Aim of the exercise:
Skip the pictures and repeat each line of the data exactly.

Raw data:

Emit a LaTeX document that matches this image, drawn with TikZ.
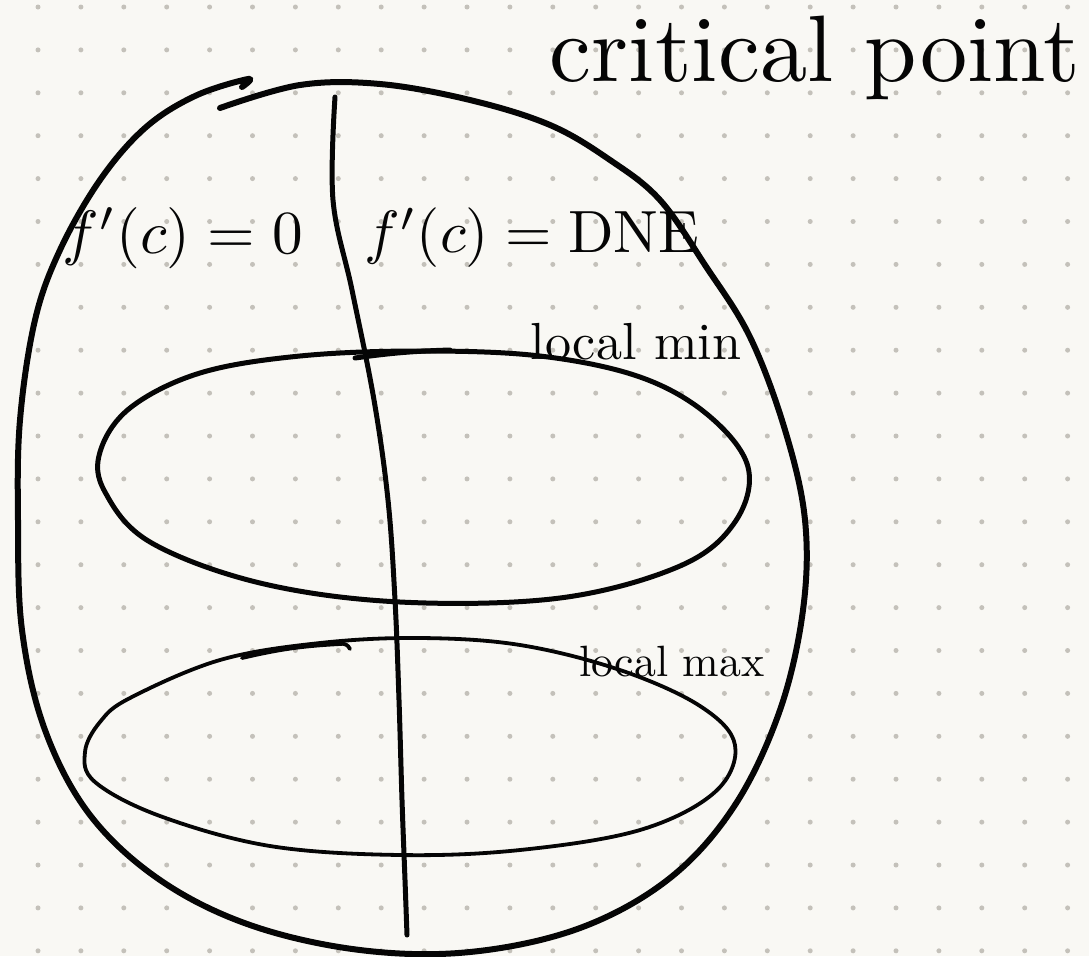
\documentclass[tikz,border=0pt]{standalone}
\usepackage{graphicx}
\definecolor{paper}{HTML}{F9F8F4}
\definecolor{dotc}{HTML}{C4C1BA}
\definecolor{ink}{HTML}{050505}
\tikzset{
  outerink/.style={draw=ink, line width=6pt, line cap=round, line join=round},
  ink/.style={draw=ink, line width=5pt, line cap=round, line join=round},
  thinink/.style={draw=ink, line width=3.8pt, line cap=round, line join=round},
  lbl/.style={text=ink, inner sep=0pt, anchor=center},
}
\begin{document}
\begin{tikzpicture}[x=1pt,y=-1pt]
\fill[paper] (0,0) rectangle (1089,956);
\useasboundingbox (0,0) rectangle (1089,956);
\foreach \px in {38,80.9,...,1088}{
  \foreach \py in {7,49.9,...,955}{
    \fill[dotc] (\px,\py) circle (2.5);
  }
}
% outer region
\draw[outerink] plot[smooth, tension=0.6] coordinates {
 (220,108) (300,85) (380,84) (470,100) (550,125) (610,160) (660,200) (705,265)
 (750,337) (785,430) (805,520) (803,610) (780,710) (735,805) (670,878)
 (580,928) (470,952) (360,950) (250,925) (160,880) (90,815) (45,730)
 (22,630) (18,520) (20,420) (35,320) (60,250) (100,180) (145,128) (195,96) (248,79) (242,87)};
% dividing line
\draw[ink] plot[smooth, tension=0.6] coordinates {
 (335,97) (333,200) (352,290) (374,400) (388,500) (395,600) (399,700) (402,800) (405,880) (407,935)};
% local min set
\draw[ink] plot[smooth cycle, tension=0.6] coordinates {
 (130,408) (200,373) (300,356) (420,351) (540,356) (640,377) (708,415) (748,467)
 (735,522) (680,566) (560,598) (400,602) (260,583) (150,542) (105,492) (100,452)};
\draw[ink] (355,358) to[bend left=3] (450,350);
% local max set
\draw[thinink] plot[smooth cycle, tension=0.6] coordinates {
 (130,698) (220,660) (320,643) (420,638) (520,645) (620,670) (700,706) (735,745)
 (715,792) (640,830) (520,850) (400,855) (270,846) (160,816) (95,782) (85,752) (100,722)};
\draw[thinink] (242,658) to[bend left=5] (340,644) to[bend left=40] (350,649);
% labels
\node[lbl] (crit) at (815,58) {\resizebox{530pt}{!}{critical point}};
\node[lbl] (zero) at (183,238) {\resizebox{240pt}{!}{$f'(c)=0$}};
\node[lbl] (dne) at (532,238) {\resizebox{335pt}{!}{$f'(c)=\mathrm{DNE}$}};
\node[lbl] (lmin) at (636,342) {\resizebox{210pt}{!}{local min}};
\node[lbl] (lmax) at (672,662) {\resizebox{185pt}{!}{local max}};
\end{tikzpicture}
\end{document}
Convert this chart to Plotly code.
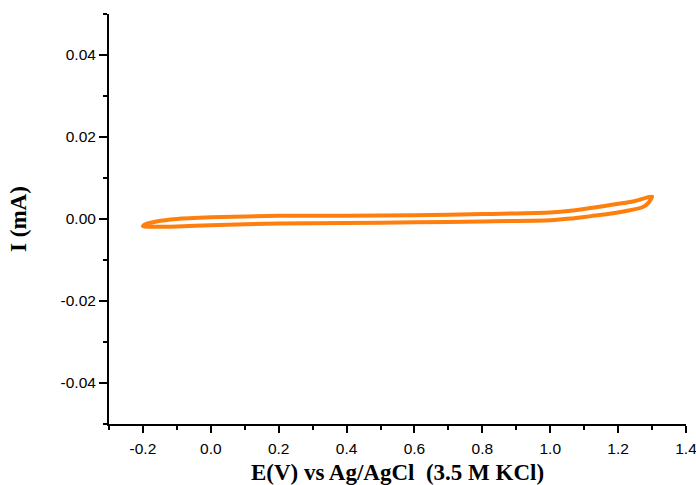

The solution:
Emit a LaTeX document that matches this image, drawn with TikZ.
\documentclass[tikz,border=0pt]{standalone}
\usepackage{graphicx}
\definecolor{paper}{HTML}{F9F8F4}
\definecolor{dotc}{HTML}{C4C1BA}
\definecolor{ink}{HTML}{050505}
\tikzset{
  outerink/.style={draw=ink, line width=6pt, line cap=round, line join=round},
  ink/.style={draw=ink, line width=5pt, line cap=round, line join=round},
  thinink/.style={draw=ink, line width=3.8pt, line cap=round, line join=round},
  lbl/.style={text=ink, inner sep=0pt, anchor=center},
}
\begin{document}
\begin{tikzpicture}[x=1pt,y=-1pt]
\fill[paper] (0,0) rectangle (1089,956);
\useasboundingbox (0,0) rectangle (1089,956);
\foreach \px in {38,80.9,...,1088}{
  \foreach \py in {7,49.9,...,955}{
    \fill[dotc] (\px,\py) circle (2.5);
  }
}
% outer region
\draw[outerink] plot[smooth, tension=0.6] coordinates {
 (220,108) (300,85) (380,84) (470,100) (550,125) (610,160) (660,200) (705,265)
 (750,337) (785,430) (805,520) (803,610) (780,710) (735,805) (670,878)
 (580,928) (470,952) (360,950) (250,925) (160,880) (90,815) (45,730)
 (22,630) (18,520) (20,420) (35,320) (60,250) (100,180) (145,128) (195,96) (248,79) (242,87)};
% dividing line
\draw[ink] plot[smooth, tension=0.6] coordinates {
 (335,97) (333,200) (352,290) (374,400) (388,500) (395,600) (399,700) (402,800) (405,880) (407,935)};
% local min set
\draw[ink] plot[smooth cycle, tension=0.6] coordinates {
 (130,408) (200,373) (300,356) (420,351) (540,356) (640,377) (708,415) (748,467)
 (735,522) (680,566) (560,598) (400,602) (260,583) (150,542) (105,492) (100,452)};
\draw[ink] (355,358) to[bend left=3] (450,350);
% local max set
\draw[thinink] plot[smooth cycle, tension=0.6] coordinates {
 (130,698) (220,660) (320,643) (420,638) (520,645) (620,670) (700,706) (735,745)
 (715,792) (640,830) (520,850) (400,855) (270,846) (160,816) (95,782) (85,752) (100,722)};
\draw[thinink] (242,658) to[bend left=5] (340,644) to[bend left=40] (350,649);
% labels
\node[lbl] (crit) at (815,58) {\resizebox{530pt}{!}{critical point}};
\node[lbl] (zero) at (183,238) {\resizebox{240pt}{!}{$f'(c)=0$}};
\node[lbl] (dne) at (532,238) {\resizebox{335pt}{!}{$f'(c)=\mathrm{DNE}$}};
\node[lbl] (lmin) at (636,342) {\resizebox{210pt}{!}{local min}};
\node[lbl] (lmax) at (672,662) {\resizebox{185pt}{!}{local max}};
\end{tikzpicture}
\end{document}
Convert this chart to Plotly code.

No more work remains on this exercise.